Tal PPA foi um contraponto tanto aos PPAs do Governo Roseana Sarney quanto ao de José Reinaldo. O cerne desse planejamento era a descentralização da gestão pública acompanhada da regionalização do desenvolvimento, ou seja, tornar o aparelho estatal mais próximo dos municípios, democratizar o poder decisório sobre o orçamento estadual e implementar vigoroso processo de financiamento aos arranjos produtivos locais. Caminho seguido por inúmeros Estados, a exemplo de Santa Catarina, Rio Grande do Sul, São Paulo, Pernambuco, dentre outros.

Porém, com a retomada da oligarquia em 2009, o governo de Roseana Sarney (2009-2010/2011-2014) promoveu uma profunda revisão que desfigurou completamente o originalmente planejado, retomando o pacote neoliberal e gerencialista que implementou durante seus dois primeiros mandatos e abandonando por completo a perspectiva da descentralização e regionalização para o desenvolvimento.

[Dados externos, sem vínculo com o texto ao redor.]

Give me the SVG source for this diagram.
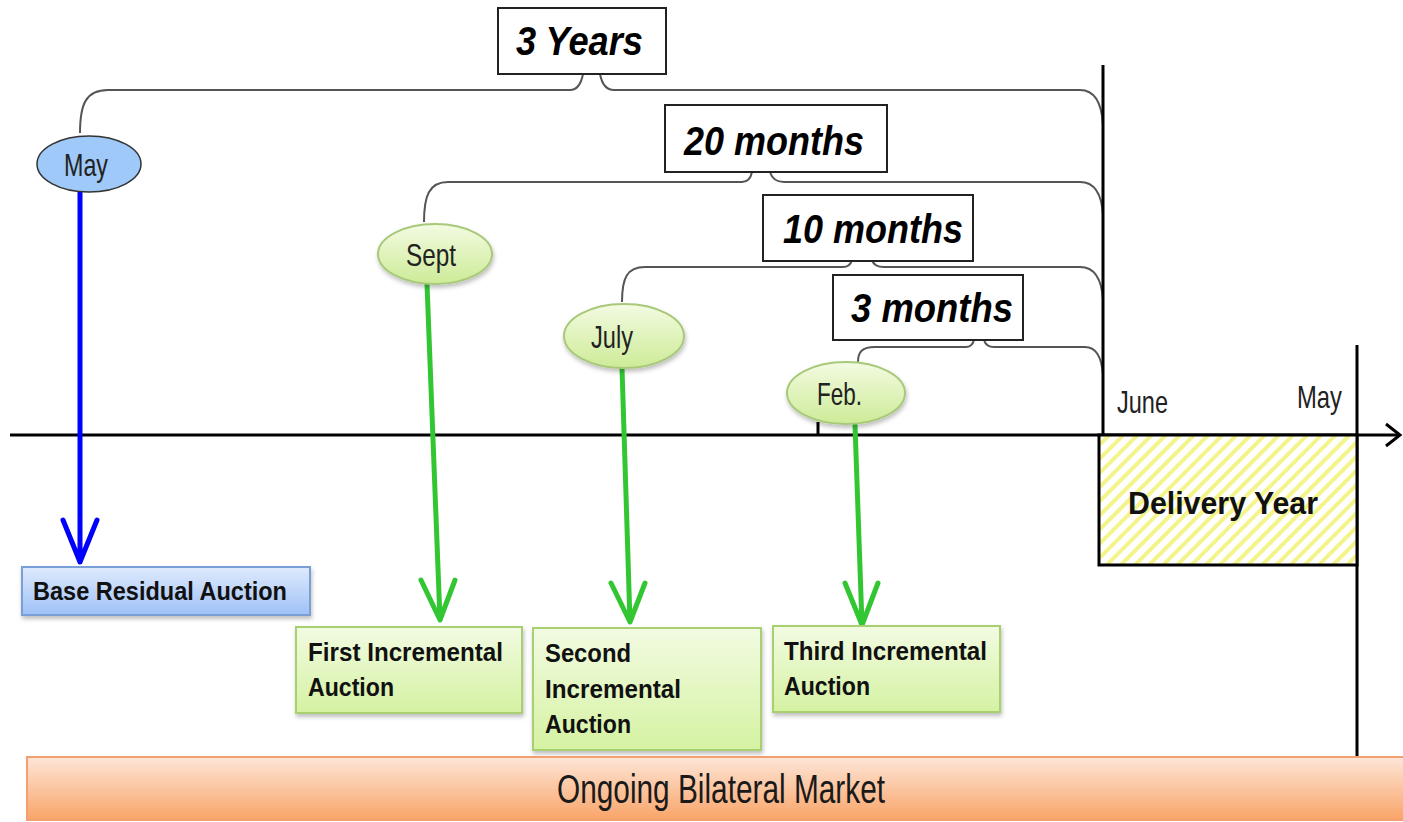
<svg xmlns="http://www.w3.org/2000/svg" width="1403" height="822" viewBox="0 0 1403 822">
<style>
.brace{fill:none;stroke:#555;stroke-width:2}
.dur{fill:#fff;stroke:#222;stroke-width:2}
.durt{font-family:"Liberation Sans",Arial,sans-serif;font-weight:bold;font-style:italic;font-size:41px;fill:#000}
.mon{font-family:"Liberation Sans Narrow","Liberation Sans",Arial,sans-serif;font-size:32px;fill:#222}
.gell{fill:url(#gG);stroke:#a9c97a;stroke-width:2}
.gbox{fill:url(#gB);stroke:#a8d070;stroke-width:2}
.bt{font-family:"Liberation Sans",Arial,sans-serif;font-weight:bold;font-size:26px;fill:#111}
.garr{fill:none;stroke:#33c633;stroke-width:5;stroke-linecap:round;stroke-linejoin:round}
.barr{fill:none;stroke:#0000ff;stroke-width:5;stroke-linecap:round;stroke-linejoin:round}
.axis{fill:none;stroke:#000;stroke-width:3}
</style>
<defs>
<linearGradient id="gG" x1="0" y1="0" x2="0" y2="1"><stop offset="0" stop-color="#f3fbe2"/><stop offset="1" stop-color="#cdeb97"/></linearGradient>
<linearGradient id="gB" x1="0" y1="0" x2="0" y2="1"><stop offset="0" stop-color="#f2fbe2"/><stop offset="1" stop-color="#d5f2a2"/></linearGradient>
<linearGradient id="gBlue" x1="0" y1="0" x2="0" y2="1"><stop offset="0" stop-color="#dfeafd"/><stop offset="1" stop-color="#9ec1f6"/></linearGradient>
<linearGradient id="gO" x1="0" y1="0" x2="0" y2="1"><stop offset="0" stop-color="#fde6d8"/><stop offset="1" stop-color="#f9a468"/></linearGradient>
<pattern id="hatch" width="10" height="10" patternUnits="userSpaceOnUse" patternTransform="rotate(45)">
<rect width="10" height="10" fill="#fff"/><rect width="4" height="10" fill="#f4f48a"/>
</pattern>
<filter id="sh" x="-10%" y="-10%" width="120%" height="130%"><feDropShadow dx="1" dy="3" stdDeviation="2" flood-color="#000" flood-opacity="0.25"/></filter>
</defs>

<g id="connectors">
<path class="brace" d="M80,133 C80,104 86,90 108,90 L570,90 Q580,90 583,74 M600,74 Q603,90 614,90 L1080,90 Q1101,90 1103,125"/>
<path class="brace" d="M424,222 C424,196 429,182 448,182 L742,182 Q750,182 752,172 M770,172 Q773,182 784,182 L1080,182 Q1101,182 1103,215"/>
<path class="brace" d="M622,302 C622,278 627,267 645,267 L843,267 Q850,267 852,260 M872,260 Q874,267 884,267 L1080,267 Q1101,267 1103,300"/>
<path class="brace" d="M858,362 C858,352 862,347 875,347 L966,347 Q972,347 974,340 M984,340 Q986,347 994,347 L1085,347 Q1101,347 1103,375"/>
<line class="axis" x1="1103" y1="65" x2="1103" y2="435"/>
<line class="axis" x1="10" y1="435" x2="1398" y2="435"/>
<polyline class="axis" points="1386,424 1400,435 1386,446"/>
<line class="axis" x1="818" y1="422" x2="818" y2="435" stroke-width="5"/>
<line class="axis" x1="1357" y1="345" x2="1357" y2="757"/>
<path class="barr" d="M80,192 L80,562 M63,520 L80,562 L97,520"/>
<path class="garr" d="M427,284 L440,620 M421,580 L440,620 L455,580"/>
<path class="garr" d="M622,368 L630,622 M611,583 L630,622 L645,583"/>
<path class="garr" d="M855,425 L862,625 M845,583 L862,625 L878,583"/>
</g>

<g id="dur-3y"><rect class="dur" x="498" y="8" width="168" height="66"/><text class="durt" x="516" y="55" textLength="127" lengthAdjust="spacingAndGlyphs">3 Years</text></g>
<g id="dur-20m"><rect class="dur" x="665" y="105" width="222" height="67"/><text class="durt" x="684" y="155" textLength="180" lengthAdjust="spacingAndGlyphs">20 months</text></g>
<g id="dur-10m"><rect class="dur" x="763" y="195" width="210" height="66"/><text class="durt" x="783" y="243" textLength="180" lengthAdjust="spacingAndGlyphs">10 months</text></g>
<g id="dur-3m"><rect class="dur" x="833" y="275" width="190" height="65"/><text class="durt" x="851" y="322" textLength="162" lengthAdjust="spacingAndGlyphs">3 months</text></g>

<g id="may"><ellipse cx="89" cy="164" rx="52" ry="28" fill="#9ec9f8" stroke="#333" stroke-width="1.5"/><text class="mon" x="64" y="176" textLength="44" lengthAdjust="spacingAndGlyphs">May</text></g>
<g id="sept"><ellipse class="gell" cx="435" cy="254" rx="57" ry="30" filter="url(#sh)"/><text class="mon" x="406" y="266" textLength="50" lengthAdjust="spacingAndGlyphs">Sept</text></g>
<g id="july"><ellipse class="gell" cx="624" cy="336" rx="60" ry="32" filter="url(#sh)"/><text class="mon" x="591" y="348" textLength="42" lengthAdjust="spacingAndGlyphs">July</text></g>
<g id="feb"><ellipse class="gell" cx="846" cy="393" rx="59" ry="31" filter="url(#sh)"/><text class="mon" x="817" y="405" textLength="45" lengthAdjust="spacingAndGlyphs">Feb.</text></g>

<g id="bra"><rect x="22" y="567" width="288" height="48" fill="url(#gBlue)" stroke="#7a9fd6" stroke-width="2" filter="url(#sh)"/><text class="bt" x="33" y="600" textLength="254" lengthAdjust="spacingAndGlyphs">Base Residual Auction</text></g>
<g id="first"><rect class="gbox" x="296" y="627" width="226" height="86" filter="url(#sh)"/><text class="bt" x="308" y="661" textLength="195" lengthAdjust="spacingAndGlyphs">First Incremental</text><text class="bt" x="308" y="696" textLength="86" lengthAdjust="spacingAndGlyphs">Auction</text></g>
<g id="second"><rect class="gbox" x="533" y="628" width="228" height="122" filter="url(#sh)"/><text class="bt" x="545" y="662" textLength="86" lengthAdjust="spacingAndGlyphs">Second</text><text class="bt" x="545" y="698" textLength="136" lengthAdjust="spacingAndGlyphs">Incremental</text><text class="bt" x="545" y="733" textLength="86" lengthAdjust="spacingAndGlyphs">Auction</text></g>
<g id="third"><rect class="gbox" x="773" y="626" width="227" height="86" filter="url(#sh)"/><text class="bt" x="784" y="660" textLength="203" lengthAdjust="spacingAndGlyphs">Third Incremental</text><text class="bt" x="784" y="695" textLength="86" lengthAdjust="spacingAndGlyphs">Auction</text></g>

<g id="delivery"><rect x="1099" y="435" width="258" height="130" fill="url(#hatch)" stroke="#000" stroke-width="3"/><text x="1128" y="514" font-family="'Liberation Sans',Arial,sans-serif" font-weight="bold" font-size="32" fill="#111" textLength="190" lengthAdjust="spacingAndGlyphs">Delivery Year</text></g>
<g id="june-label"><text class="mon" x="1117" y="413" textLength="51" lengthAdjust="spacingAndGlyphs">June</text></g>
<g id="may-label"><text class="mon" x="1297" y="408" textLength="45" lengthAdjust="spacingAndGlyphs">May</text></g>

<g id="bilateral"><rect x="27" y="757" width="1380" height="63" fill="url(#gO)" stroke="#f2a070" stroke-width="2"/><text x="557" y="803" font-family="'Liberation Sans Narrow','Liberation Sans',Arial,sans-serif" font-size="40" fill="#1a1a1a" textLength="328" lengthAdjust="spacingAndGlyphs">Ongoing Bilateral Market</text></g>
</svg>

Enquanto o planejamento público brasileiro possui considerável literatura analítica, o planejamento público maranhense possui poucos estudos relevantes. Observa-se uma enorme tendência ao esquecimento de toda essa experiência anterior ou o que é pior, pinçar uma ou outra como exemplar, sem o ser. O Maranhão continua sendo a terra da história negada. O ano 2015 abre nova perspectiva quanto ao nosso planejamento: governo novo, novas práticas, outro futuro.